Police and security forces
In December, the Federal Court of Justice held a public hearing on Oury Jalloh, who died in police custody in 2005 from heat shock caused by a fire in his cell. At the hearing, the Court criticized the investigations. The relatives of Oury Jalloh and the Public Prosecution Office lodged an appeal against the judgement of the Dessau Regional Court which had acquitted two police officers.
In May, the Federal Agency for the Prevention of Torture started its work, under Article 3 of the Optional Protocol to the UN Convention against Torture. Concerns were raised that it lacked sufficient financial and human resources.
National scrutiny – Kunduz
The government and military came under pressure from the media and opposition parties following the general election for withholding information about a NATO airstrike near Kunduz, Afghanistan, on 4 September. Up to 142 people, including civilians, were killed (see Afghanistan entry). Consequently, three senior government and military officials were forced to resign in November. On 16 December, a parliamentary inquiry began its examination of the government’s handling of the attack and its aftermath.
Economic relations and human rights
In July, the government withdrew the export credit guarantee that it had granted to a German company for its activity in the Ilısu dam project in Turkey. The decision to withdraw was jointly taken with the Swiss and Austrian governments after independent experts concluded that the project would not meet agreed standards. The construction of the dam was expected to displace at least 55,000 people, and the resettlement policy did not meet international human rights standards.

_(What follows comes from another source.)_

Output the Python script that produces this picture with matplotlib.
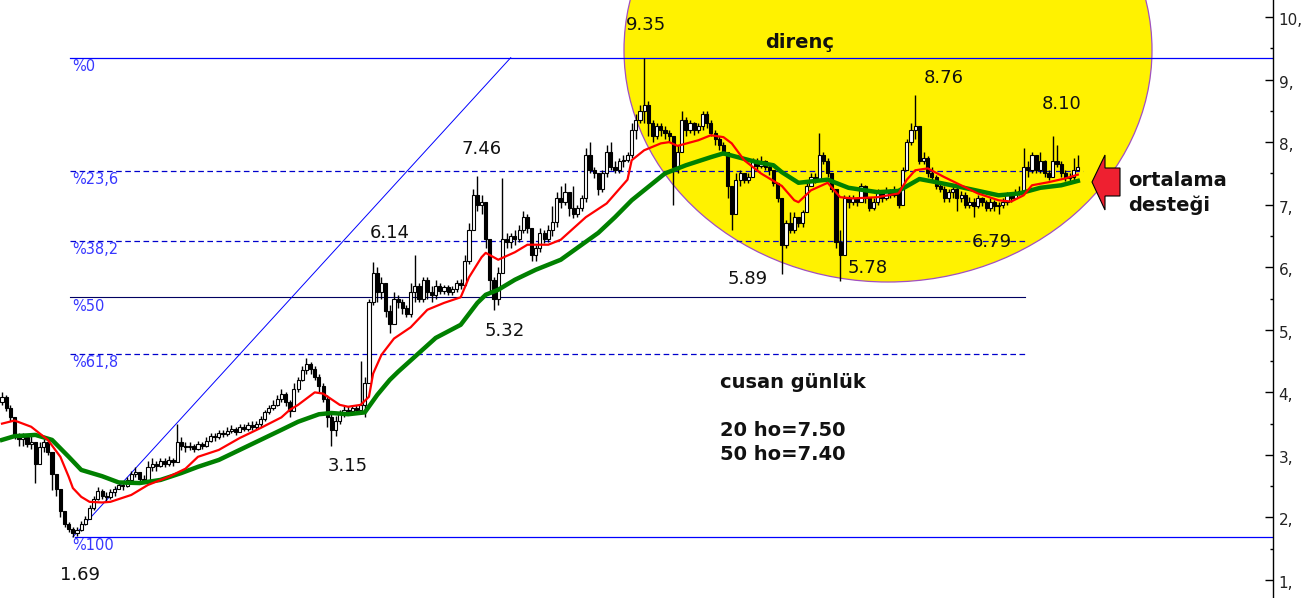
import numpy as np
import matplotlib
matplotlib.use("Agg")
import matplotlib.pyplot as plt
import matplotlib.transforms as mtransforms
from matplotlib.patches import Ellipse, Polygon

# ---------------- data ----------------
first_open = 3.85
closes = [
3.92,3.75,3.6,3.3,3.25,3.28,3.18,3.2,2.85,3.12,
3.2,3.05,2.7,2.45,2.1,1.9,1.82,1.75,1.8,1.9,
1.98,2.15,2.3,2.42,2.35,2.32,2.4,2.45,2.52,2.5,
2.6,2.7,2.72,2.62,2.6,2.8,2.85,2.82,2.9,2.85,
2.92,2.88,3.2,3.15,3.12,3.15,3.1,3.18,3.15,3.22,
3.3,3.28,3.35,3.33,3.38,3.42,3.37,3.45,3.42,3.48,
3.45,3.5,3.58,3.68,3.75,3.8,3.9,3.98,3.85,3.7,
4.05,4.2,4.35,4.45,4.38,4.25,4.1,3.9,3.6,3.4,
3.55,3.68,3.72,3.7,3.75,3.72,3.8,4.15,5.45,5.9,
5.6,5.75,5.3,5.1,5.5,5.45,5.35,5.25,5.6,5.7,
5.5,5.8,5.6,5.55,5.7,5.62,5.68,5.6,5.65,5.75,
5.72,6.1,6.6,7.15,7.0,7.05,6.45,5.8,5.5,5.9,
6.45,6.4,6.5,6.45,6.6,6.8,6.62,6.2,6.3,6.55,
6.45,6.6,6.72,7.1,7.05,7.2,6.95,6.85,6.95,7.1,
7.8,7.55,7.5,7.25,7.5,7.85,7.6,7.55,7.7,7.72,
7.8,8.2,8.35,8.5,8.6,8.3,8.1,8.25,8.2,8.15,
8.1,7.6,7.85,8.35,8.2,8.3,8.2,8.25,8.45,8.3,
8.15,8.05,7.95,7.85,7.3,6.85,7.4,7.5,7.4,7.45,
7.7,7.62,7.7,7.6,7.55,7.35,7.1,6.35,6.7,6.6,
6.8,6.7,6.88,7.3,7.45,7.4,7.8,7.7,7.5,7.25,
6.4,6.2,7.1,7.05,7.1,7.05,7.3,7.1,6.95,7.05,
7.2,7.1,7.22,7.15,7.2,7.0,7.55,8.0,8.2,8.25,
7.7,7.75,7.5,7.45,7.3,7.25,7.1,7.2,7.25,7.1,
7.15,7.0,7.05,6.98,7.1,7.05,6.95,7.05,6.98,7.0,
7.05,7.15,7.1,7.2,7.22,7.6,7.55,7.8,7.55,7.7,
7.5,7.45,7.7,7.65,7.5,7.42,7.45,7.55,7.6]
highs = [
4.0,3.95,3.8,3.6,3.35,3.35,3.32,3.3,3.0,3.2,
3.25,3.22,3.0,2.7,2.45,2.1,1.92,1.85,1.85,1.95,
2.02,2.2,2.35,2.48,2.45,2.4,2.45,2.5,2.58,2.56,
2.65,2.75,2.8,2.72,2.68,2.9,2.95,2.9,2.95,2.95,
2.98,2.95,3.5,3.28,3.2,3.2,3.18,3.22,3.2,3.28,
3.35,3.35,3.4,3.4,3.45,3.48,3.45,3.5,3.5,3.52,
3.55,3.55,3.62,3.72,3.8,3.88,3.95,4.05,4.0,3.88,
4.15,4.25,4.42,4.55,4.48,4.42,4.3,4.15,3.95,3.65,
3.62,3.72,3.78,3.78,3.8,3.8,4.5,4.25,5.5,6.08,
6.0,5.85,5.7,5.4,5.6,5.55,5.5,5.4,5.75,6.2,
5.75,5.85,5.85,5.7,5.8,5.75,5.72,5.72,5.7,5.8,
5.82,6.2,6.7,7.25,7.46,7.15,7.05,6.45,5.85,6.0,
7.43,6.55,6.55,6.6,6.68,6.9,6.85,6.6,6.35,6.62,
6.6,6.68,6.98,7.2,7.3,7.35,7.2,7.3,7.0,7.15,
7.9,8.0,7.6,7.5,7.55,7.95,8.0,7.7,7.75,7.8,
7.85,8.3,8.45,8.6,9.35,8.65,8.35,8.3,8.3,8.25,
8.2,8.1,7.95,8.5,8.4,8.35,8.32,8.3,8.5,8.5,
8.35,8.2,8.1,8.0,7.85,7.3,7.5,7.55,7.5,7.5,
7.75,7.75,7.78,7.72,7.65,7.55,7.35,7.1,6.75,6.88,
6.88,6.8,6.92,7.35,7.5,7.5,8.15,7.85,7.75,7.5,
7.25,6.6,7.15,7.15,7.15,7.12,7.35,7.32,7.12,7.1,
7.25,7.22,7.28,7.25,7.3,7.2,7.6,8.05,8.3,8.76,
8.25,7.85,7.78,7.6,7.48,7.35,7.3,7.25,7.3,7.3,
7.22,7.2,7.12,7.1,7.15,7.12,7.08,7.1,7.08,7.05,
7.1,7.2,7.2,7.25,7.3,7.9,7.7,7.85,7.8,7.85,
7.72,7.55,8.1,7.95,7.7,7.55,7.5,7.75,7.8]
lows = [
3.8,3.7,3.55,3.25,3.15,3.15,3.12,3.1,2.55,2.85,
3.05,3.0,2.44,2.35,2.0,1.85,1.76,1.69,1.7,1.78,
1.88,1.98,2.12,2.28,2.3,2.25,2.3,2.35,2.45,2.44,
2.48,2.58,2.65,2.58,2.55,2.6,2.75,2.75,2.8,2.8,
2.82,2.83,2.9,3.08,3.05,3.08,3.05,3.08,3.1,3.12,
3.2,3.22,3.25,3.28,3.3,3.35,3.32,3.36,3.38,3.38,
3.4,3.42,3.45,3.55,3.65,3.72,3.78,3.85,3.78,3.6,
3.7,4.0,4.18,4.3,4.3,4.2,4.0,3.85,3.45,3.15,
3.3,3.5,3.6,3.65,3.66,3.65,3.65,3.6,4.2,5.4,
5.45,5.5,5.2,4.95,5.1,5.35,5.25,5.2,5.2,5.45,
5.45,5.45,5.5,5.45,5.5,5.58,5.58,5.55,5.55,5.6,
5.65,5.7,6.05,6.6,6.9,6.85,6.3,5.6,5.32,5.4,
6.3,6.3,6.3,6.35,6.4,6.55,6.55,6.1,6.1,6.25,
6.38,6.4,6.5,6.65,6.95,7.0,6.82,6.78,6.8,6.9,
7.05,7.5,7.42,7.15,7.2,7.45,7.55,7.5,7.5,7.6,
7.68,7.75,8.05,8.3,8.3,8.1,8.0,8.05,8.1,8.05,
8.0,7.0,7.5,7.85,8.1,8.15,8.12,8.15,8.2,8.22,
8.1,7.95,7.88,7.8,7.1,6.6,6.85,7.3,7.35,7.35,
7.45,7.55,7.58,7.55,7.48,7.3,7.05,5.89,6.3,6.55,
6.55,6.65,6.65,6.9,7.3,7.35,7.4,7.65,7.45,7.2,
6.3,5.78,6.2,6.95,7.0,6.98,7.05,7.02,6.9,6.92,
7.0,7.05,7.08,7.1,7.12,6.95,7.0,7.55,7.95,8.05,
7.65,7.65,7.45,7.4,7.25,7.2,7.05,7.05,7.1,6.9,
7.05,6.95,6.95,6.8,6.95,6.98,6.9,6.9,6.9,6.85,
6.95,7.0,7.05,7.1,7.15,7.2,7.45,7.5,7.5,7.5,
7.45,7.4,7.45,7.6,7.45,7.38,7.38,7.4,7.55]

ma20_bars = [0,3,7,11,14,16,17,19,21,24,26,31,35,40,44,47,52,57,62,67,
             69,71,75,77,81,83,86,88,89,91,94,98,102,106,110,112,115,116,119,123,
             126,131,134,140,145,150,151,154,158,160,162,167,170,173,175,178,182,187,190,191,
             194,198,201,204,210,215,217,219,222,226,230,234,239,242,245,247,251,255,258]
ma20_vals = [3.5,3.55,3.45,3.24,2.97,2.65,2.47,2.33,2.25,2.24,2.25,2.36,2.52,2.65,2.78,2.97,3.08,3.27,3.43,3.6,
             3.72,3.8,4.0,3.98,3.8,3.77,3.8,3.93,4.3,4.6,4.86,5.04,5.32,5.43,5.52,5.84,6.16,6.23,6.12,6.24,
             6.36,6.36,6.44,6.8,7.02,7.4,7.71,7.87,7.98,8.0,7.94,8.03,8.11,8.08,7.98,7.71,7.5,7.3,7.07,7.04,
             7.23,7.35,7.12,7.1,7.12,7.18,7.4,7.55,7.58,7.44,7.31,7.18,7.07,7.05,7.15,7.31,7.36,7.42,7.48]
ma50_bars = [0,3,8,12,16,19,24,28,33,38,43,47,52,57,62,67,71,76,79,83,
             87,90,93,95,104,110,114,116,119,123,128,134,143,147,151,159,164,170,173,177,
             181,185,187,191,198,203,210,215,220,224,230,239,244,249,254,258]
ma50_vals = [3.24,3.3,3.32,3.24,2.97,2.76,2.66,2.56,2.55,2.6,2.71,2.81,2.92,3.08,3.24,3.4,3.53,3.65,3.67,3.65,
             3.68,3.96,4.2,4.33,4.87,5.08,5.43,5.56,5.64,5.8,5.96,6.12,6.55,6.8,7.07,7.5,7.63,7.76,7.82,7.75,
             7.68,7.63,7.52,7.35,7.4,7.27,7.2,7.22,7.41,7.36,7.28,7.15,7.18,7.27,7.31,7.38]

swing_high = 9.35
swing_low = 1.69
swing_low_bar = 17
swing_high_bar = 122
fib_ratios = [0.0, 0.236, 0.382, 0.5, 0.618, 1.0]
fib_labels = ["%0", "%23,6", "%38,2", "%50", "%61,8", "%100"]

tick_values = [1, 2, 3, 4, 5, 6, 7, 8, 9, 10]
tick_labels = ["1,", "2,", "3,", "4,", "5,", "6,", "7,", "8,", "9,", "10,"]

price_labels = ["9.35", "8.76", "8.10", "7.46", "6.14", "5.32", "5.89", "5.78", "6.79", "3.15", "1.69"]

# ---------------- layout helpers ----------------
W, H = 1314, 598
PX_PER_BAR = 4.17
PX_PER_UNIT = 62.56
def bx(px):   # pixel x -> bar coordinate
    return (px - 2) / PX_PER_BAR
def vy(py):   # pixel y -> price coordinate
    return 10 - (py - 17) / PX_PER_UNIT

plt.rcParams['font.family'] = ['DejaVu Sans']
fig = plt.figure(figsize=(W / 100, H / 100), dpi=100)
fig.patch.set_facecolor('white')
ax = fig.add_axes([0, 0, 1273 / W, 1])
ax.set_xlim(bx(0), bx(1273))
ax.set_ylim(vy(H), vy(0))

# yellow "resistance" ellipse
ell = Ellipse((bx(888), vy(50)), 528 / PX_PER_BAR, 464 / PX_PER_UNIT,
              facecolor='#fff200', edgecolor='#a050c0', lw=0.9, zorder=1)
ax.add_patch(ell)

# Fibonacci levels
rng = swing_high - swing_low
fib_vals = [swing_high - r * rng for r in fib_ratios]
fib_start = [bx(70), bx(70), bx(70), bx(70), bx(70), bx(75)]
fib_end = [bx(1273), bx(1083), bx(1025), bx(1025), bx(1025), bx(1273)]
fib_style = [dict(color='#0000ff', lw=0.9, ls='-'),
             dict(color='#0000cc', lw=0.9, ls=(0, (4.5, 2.8))),
             dict(color='#0000cc', lw=0.9, ls=(0, (4.5, 2.8))),
             dict(color='#000060', lw=0.8, ls='-'),
             dict(color='#0000cc', lw=0.9, ls=(0, (4.5, 2.8))),
             dict(color='#0000ff', lw=0.9, ls='-')]
for v, s, e, st, lab in zip(fib_vals, fib_start, fib_end, fib_style, fib_labels):
    ax.plot([s, e], [v, v], zorder=2, **st)
    ax.text(bx(72), v - 9 / PX_PER_UNIT, lab, color='#3838ff', fontsize=10.5,
            ha='left', va='center', zorder=7)

# trend line
ax.plot([swing_low_bar, swing_high_bar], [swing_low, swing_high], color='#0000ff', lw=0.7, zorder=2)

# candles
n = min(len(closes), len(highs), len(lows))
c = np.array(closes[:n])
o = np.r_[first_open, c[:-1]]
hi = np.maximum(np.array(highs[:n]), np.maximum(o, c))
lo = np.minimum(np.array(lows[:n]), np.minimum(o, c))
xb = np.arange(n)
ax.vlines(xb, lo, hi, color='black', lw=1.0, zorder=3)
up = c >= o
bot = np.minimum(o, c)
hgt = np.maximum(np.abs(c - o), 0.012)
ax.bar(xb[up], hgt[up], bottom=bot[up], width=0.75, facecolor='white',
       edgecolor='black', lw=0.8, zorder=3.5)
ax.bar(xb[~up], hgt[~up], bottom=bot[~up], width=0.75, facecolor='black',
       edgecolor='black', lw=0.8, zorder=3.5)

# moving averages
ax.plot(ma50_bars, ma50_vals, color='#008000', lw=3.2, zorder=5, solid_joinstyle='round')
ax.plot(ma20_bars, ma20_vals, color='#ff0000', lw=1.6, zorder=6, solid_joinstyle='round')

# axes styling
for side in ['left', 'top', 'bottom']:
    ax.spines[side].set_visible(False)
ax.spines['right'].set_color('black')
ax.spines['right'].set_linewidth(1.0)
ax.set_xticks([])
ax.yaxis.tick_right()
ax.set_yticks(tick_values)
ax.set_yticklabels(tick_labels)
ax.set_yticks(np.arange(1.5, 10.5, 1.0), minor=True)
ax.tick_params(axis='y', which='major', direction='in', length=6, width=1, pad=4,
               labelsize=11, labelcolor='#222222')
ax.tick_params(axis='y', which='minor', direction='in', length=2.5, width=1)
off = mtransforms.ScaledTranslation(0, 4 / 100, fig.dpi_scale_trans)
for lbl in ax.get_yticklabels():
    lbl.set_verticalalignment('top')
    lbl.set_transform(lbl.get_transform() + off)

# text annotations (pixel positions)
def ftxt(px, py, s, **kw):
    fig.text(px / W, 1 - py / H, s, **kw)

label_pos = [(646, 25), (944, 78), (1062, 104), (482, 149), (390, 233), (505, 331),
             (748, 279), (868, 268), (992, 242), (348, 466), (80, 575)]
for (px, py), s in zip(label_pos, price_labels):
    ftxt(px, py, s, fontsize=13, ha='center', va='center', color='#111111', zorder=8)

bold = dict(fontsize=14, fontweight='bold', color='#111111', va='center')
ftxt(800, 42, "direnç", ha='center', **bold)
ftxt(720, 382, "cusan günlük", ha='left', **bold)
ftxt(720, 430, "20 ho=7.50", ha='left', **bold)
ftxt(720, 454, "50 ho=7.40", ha='left', **bold)
ftxt(1128, 181, "ortalama", ha='left', **bold)
ftxt(1128, 205, "desteği", ha='left', **bold)

# red arrow
arrow_px = [(1092, 182), (1105, 155), (1105, 168), (1120, 168), (1120, 196), (1105, 196), (1105, 210)]
arrow = Polygon([(x / W, 1 - y / H) for x, y in arrow_px], closed=True,
                transform=fig.transFigure, facecolor='#ee2030', edgecolor='black', lw=0.8)
fig.add_artist(arrow)

fig.savefig("out.png", dpi=100, facecolor='white')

Despite the government’s announcement in 2008 that it would sign and ratify the Optional Protocol to the International Covenant on Economic, Social and Cultural Rights, it had not done so by the end of the year.
The Council of Europe Convention on Action against Trafficking in Human Beings had not been ratified by the end of the year and Germany continued to be a destination and transit country for women trafficked for sexual exploitation.